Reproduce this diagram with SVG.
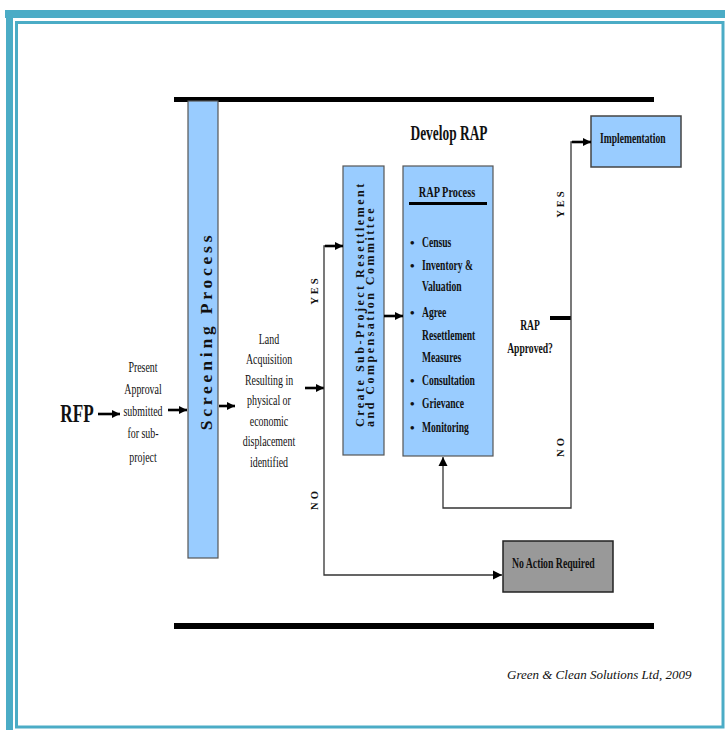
<svg xmlns="http://www.w3.org/2000/svg" width="725" height="730" viewBox="0 0 725 730">
<style>
.t{font-family:"Liberation Serif","Times New Roman","DejaVu Serif",serif;fill:#111}
.b{font-weight:bold}
.box{fill:#99CCFF;stroke:#555;stroke-width:1.2}
.ln{fill:none;stroke:#333;stroke-width:1.3}
.th{fill:none;stroke:#000;stroke-width:2.6}
.bar{fill:#000}
.frame{fill:#4BACC6}
</style>
<defs>
<marker id="ah" viewBox="0 0 10 10" refX="10" refY="5" markerUnits="userSpaceOnUse" markerWidth="8" markerHeight="9" orient="auto"><path d="M0,0 L10,5 L0,10 z" fill="#000"/></marker>
<marker id="ah2" viewBox="0 0 10 10" refX="10" refY="5" markerUnits="userSpaceOnUse" markerWidth="9" markerHeight="11" orient="auto"><path d="M0,0 L10,5 L0,10 z" fill="#000"/></marker>
</defs>
<rect width="725" height="730" fill="#fff"/>
<g id="frame">
<rect class="frame" x="5" y="10" width="720" height="8"/>
<rect class="frame" x="6" y="10" width="7" height="720"/>
<rect x="16.5" y="22.5" width="706.5" height="704.5" fill="none" stroke="#4BACC6" stroke-width="3"/>
</g>
<g id="bars">
<rect class="bar" x="174" y="97" width="480" height="5"/>
<rect class="bar" x="174" y="623" width="480" height="6"/>
</g>
<g id="title"><g transform="translate(449,140) scale(0.67,1)"><text class="t b" font-size="20" text-anchor="middle">Develop RAP</text></g></g>
<g id="rfp"><g transform="translate(77,422) scale(0.66,1)"><text class="t b" font-size="26" text-anchor="middle">RFP</text></g></g>
<g id="present"><g transform="translate(143,0) scale(0.64,1)" class="t" font-size="15.5" text-anchor="middle">
<text x="0" y="372">Present</text><text x="0" y="394">Approval</text><text x="0" y="416">submitted</text><text x="0" y="438">for sub-</text><text x="0" y="462">project</text></g></g>
<g id="screening">
<rect class="box" x="188" y="101" width="30" height="457"/>
<text class="t b" transform="translate(211.5,331) rotate(-90)" font-size="17.5" letter-spacing="3.8" text-anchor="middle">Screening Process</text>
</g>
<g id="land"><g transform="translate(269,0) scale(0.64,1)" class="t" font-size="15.5" text-anchor="middle">
<text x="0" y="344">Land</text><text x="0" y="364.5">Acquisition</text><text x="0" y="385">Resulting in</text><text x="0" y="405.5">physical or</text><text x="0" y="426">economic</text><text x="0" y="446.5">displacement</text><text x="0" y="467">identified</text></g></g>
<g id="committee">
<rect class="box" x="343" y="166" width="41" height="289"/>
<text class="t b" transform="translate(363.5,427) rotate(-90)" font-size="12" letter-spacing="2.5">Create Sub-Project Resettlement</text>
<text class="t b" transform="translate(374,427) rotate(-90)" font-size="12" letter-spacing="2.5">and Compensation Committee</text>
</g>
<g id="rap">
<rect class="box" x="403" y="166" width="90" height="290"/>
<g transform="translate(447,197) scale(0.69,1)"><text class="t b" font-size="15" text-anchor="middle">RAP Process</text></g>
<rect x="409" y="202" width="78" height="3" fill="#000"/>
<g class="t b" font-size="13"><text x="410" y="247">•</text><text x="410" y="270">•</text><text x="410" y="317">•</text><text x="410" y="385">•</text><text x="410" y="408">•</text><text x="410" y="432">•</text></g>
<g transform="translate(422,0) scale(0.64,1)" class="t b" font-size="15">
<text x="0" y="247">Census</text><text x="0" y="270">Inventory &amp;</text><text x="0" y="291">Valuation</text><text x="0" y="317">Agree</text><text x="0" y="340">Resettlement</text><text x="0" y="362">Measures</text><text x="0" y="385">Consultation</text><text x="0" y="408">Grievance</text><text x="0" y="432">Monitoring</text></g>
</g>
<g id="approved"><g transform="translate(530,0) scale(0.64,1)" class="t b" font-size="15" text-anchor="middle"><text x="0" y="330">RAP</text><text x="0" y="353">Approved?</text></g></g>
<g id="implementation">
<rect x="591" y="116" width="90" height="51" fill="#99CCFF" stroke="#444" stroke-width="1.5"/>
<g transform="translate(600,143) scale(0.64,1)"><text class="t b" font-size="15">Implementation</text></g>
</g>
<g id="noaction">
<rect x="503" y="541" width="110" height="51" fill="#999999" stroke="#222" stroke-width="1.5"/>
<g transform="translate(512,568) scale(0.65,1)"><text class="t b" font-size="15">No Action Required</text></g>
</g>
<g id="labels" class="t b" font-size="10.5" letter-spacing="3" text-anchor="middle">
<text transform="translate(318,290) rotate(-90)">YES</text>
<text transform="translate(318,499) rotate(-90)">NO</text>
<text transform="translate(564,203) rotate(-90)">YES</text>
<text transform="translate(564,446) rotate(-90)">NO</text>
</g>
<g id="connectors">
<line class="th" x1="98" y1="414" x2="120" y2="414" marker-end="url(#ah)"/>
<line class="th" x1="168" y1="410" x2="187" y2="410" marker-end="url(#ah)"/>
<line class="th" x1="219" y1="406" x2="235" y2="406" marker-end="url(#ah)"/>
<line class="th" x1="305" y1="388" x2="324" y2="388" marker-end="url(#ah)"/>
<polyline class="ln" points="341,246 324,246 324,575 502,575" marker-end="url(#ah2)"/>
<line class="th" x1="325" y1="246" x2="343" y2="246" marker-end="url(#ah)"/>
<line class="th" x1="384" y1="316" x2="403" y2="316" marker-end="url(#ah)"/>
<line x1="550" y1="318" x2="571" y2="318" stroke="#000" stroke-width="4"/>
<polyline class="ln" points="573,142 571,142 571,508 443,508 443,457" marker-end="url(#ah2)"/>
<line class="th" x1="572" y1="142" x2="591" y2="142" marker-end="url(#ah)"/>
</g>
<g id="credit"><text class="t" x="507" y="679" font-size="13" font-style="italic">Green &amp; Clean Solutions Ltd, 2009</text></g>
</svg>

#####

**Stated exercise:**
Reproduce all of the data exactly; the pictures do not belong in the copy.

**Response to the exercise:**
Reproduce this diagram with SVG.
<svg xmlns="http://www.w3.org/2000/svg" width="725" height="730" viewBox="0 0 725 730">
<style>
.t{font-family:"Liberation Serif","Times New Roman","DejaVu Serif",serif;fill:#111}
.b{font-weight:bold}
.box{fill:#99CCFF;stroke:#555;stroke-width:1.2}
.ln{fill:none;stroke:#333;stroke-width:1.3}
.th{fill:none;stroke:#000;stroke-width:2.6}
.bar{fill:#000}
.frame{fill:#4BACC6}
</style>
<defs>
<marker id="ah" viewBox="0 0 10 10" refX="10" refY="5" markerUnits="userSpaceOnUse" markerWidth="8" markerHeight="9" orient="auto"><path d="M0,0 L10,5 L0,10 z" fill="#000"/></marker>
<marker id="ah2" viewBox="0 0 10 10" refX="10" refY="5" markerUnits="userSpaceOnUse" markerWidth="9" markerHeight="11" orient="auto"><path d="M0,0 L10,5 L0,10 z" fill="#000"/></marker>
</defs>
<rect width="725" height="730" fill="#fff"/>
<g id="frame">
<rect class="frame" x="5" y="10" width="720" height="8"/>
<rect class="frame" x="6" y="10" width="7" height="720"/>
<rect x="16.5" y="22.5" width="706.5" height="704.5" fill="none" stroke="#4BACC6" stroke-width="3"/>
</g>
<g id="bars">
<rect class="bar" x="174" y="97" width="480" height="5"/>
<rect class="bar" x="174" y="623" width="480" height="6"/>
</g>
<g id="title"><g transform="translate(449,140) scale(0.67,1)"><text class="t b" font-size="20" text-anchor="middle">Develop RAP</text></g></g>
<g id="rfp"><g transform="translate(77,422) scale(0.66,1)"><text class="t b" font-size="26" text-anchor="middle">RFP</text></g></g>
<g id="present"><g transform="translate(143,0) scale(0.64,1)" class="t" font-size="15.5" text-anchor="middle">
<text x="0" y="372">Present</text><text x="0" y="394">Approval</text><text x="0" y="416">submitted</text><text x="0" y="438">for sub-</text><text x="0" y="462">project</text></g></g>
<g id="screening">
<rect class="box" x="188" y="101" width="30" height="457"/>
<text class="t b" transform="translate(211.5,331) rotate(-90)" font-size="17.5" letter-spacing="3.8" text-anchor="middle">Screening Process</text>
</g>
<g id="land"><g transform="translate(269,0) scale(0.64,1)" class="t" font-size="15.5" text-anchor="middle">
<text x="0" y="344">Land</text><text x="0" y="364.5">Acquisition</text><text x="0" y="385">Resulting in</text><text x="0" y="405.5">physical or</text><text x="0" y="426">economic</text><text x="0" y="446.5">displacement</text><text x="0" y="467">identified</text></g></g>
<g id="committee">
<rect class="box" x="343" y="166" width="41" height="289"/>
<text class="t b" transform="translate(363.5,427) rotate(-90)" font-size="12" letter-spacing="2.5">Create Sub-Project Resettlement</text>
<text class="t b" transform="translate(374,427) rotate(-90)" font-size="12" letter-spacing="2.5">and Compensation Committee</text>
</g>
<g id="rap">
<rect class="box" x="403" y="166" width="90" height="290"/>
<g transform="translate(447,197) scale(0.69,1)"><text class="t b" font-size="15" text-anchor="middle">RAP Process</text></g>
<rect x="409" y="202" width="78" height="3" fill="#000"/>
<g class="t b" font-size="13"><text x="410" y="247">•</text><text x="410" y="270">•</text><text x="410" y="317">•</text><text x="410" y="385">•</text><text x="410" y="408">•</text><text x="410" y="432">•</text></g>
<g transform="translate(422,0) scale(0.64,1)" class="t b" font-size="15">
<text x="0" y="247">Census</text><text x="0" y="270">Inventory &amp;</text><text x="0" y="291">Valuation</text><text x="0" y="317">Agree</text><text x="0" y="340">Resettlement</text><text x="0" y="362">Measures</text><text x="0" y="385">Consultation</text><text x="0" y="408">Grievance</text><text x="0" y="432">Monitoring</text></g>
</g>
<g id="approved"><g transform="translate(530,0) scale(0.64,1)" class="t b" font-size="15" text-anchor="middle"><text x="0" y="330">RAP</text><text x="0" y="353">Approved?</text></g></g>
<g id="implementation">
<rect x="591" y="116" width="90" height="51" fill="#99CCFF" stroke="#444" stroke-width="1.5"/>
<g transform="translate(600,143) scale(0.64,1)"><text class="t b" font-size="15">Implementation</text></g>
</g>
<g id="noaction">
<rect x="503" y="541" width="110" height="51" fill="#999999" stroke="#222" stroke-width="1.5"/>
<g transform="translate(512,568) scale(0.65,1)"><text class="t b" font-size="15">No Action Required</text></g>
</g>
<g id="labels" class="t b" font-size="10.5" letter-spacing="3" text-anchor="middle">
<text transform="translate(318,290) rotate(-90)">YES</text>
<text transform="translate(318,499) rotate(-90)">NO</text>
<text transform="translate(564,203) rotate(-90)">YES</text>
<text transform="translate(564,446) rotate(-90)">NO</text>
</g>
<g id="connectors">
<line class="th" x1="98" y1="414" x2="120" y2="414" marker-end="url(#ah)"/>
<line class="th" x1="168" y1="410" x2="187" y2="410" marker-end="url(#ah)"/>
<line class="th" x1="219" y1="406" x2="235" y2="406" marker-end="url(#ah)"/>
<line class="th" x1="305" y1="388" x2="324" y2="388" marker-end="url(#ah)"/>
<polyline class="ln" points="341,246 324,246 324,575 502,575" marker-end="url(#ah2)"/>
<line class="th" x1="325" y1="246" x2="343" y2="246" marker-end="url(#ah)"/>
<line class="th" x1="384" y1="316" x2="403" y2="316" marker-end="url(#ah)"/>
<line x1="550" y1="318" x2="571" y2="318" stroke="#000" stroke-width="4"/>
<polyline class="ln" points="573,142 571,142 571,508 443,508 443,457" marker-end="url(#ah2)"/>
<line class="th" x1="572" y1="142" x2="591" y2="142" marker-end="url(#ah)"/>
</g>
<g id="credit"><text class="t" x="507" y="679" font-size="13" font-style="italic">Green &amp; Clean Solutions Ltd, 2009</text></g>
</svg>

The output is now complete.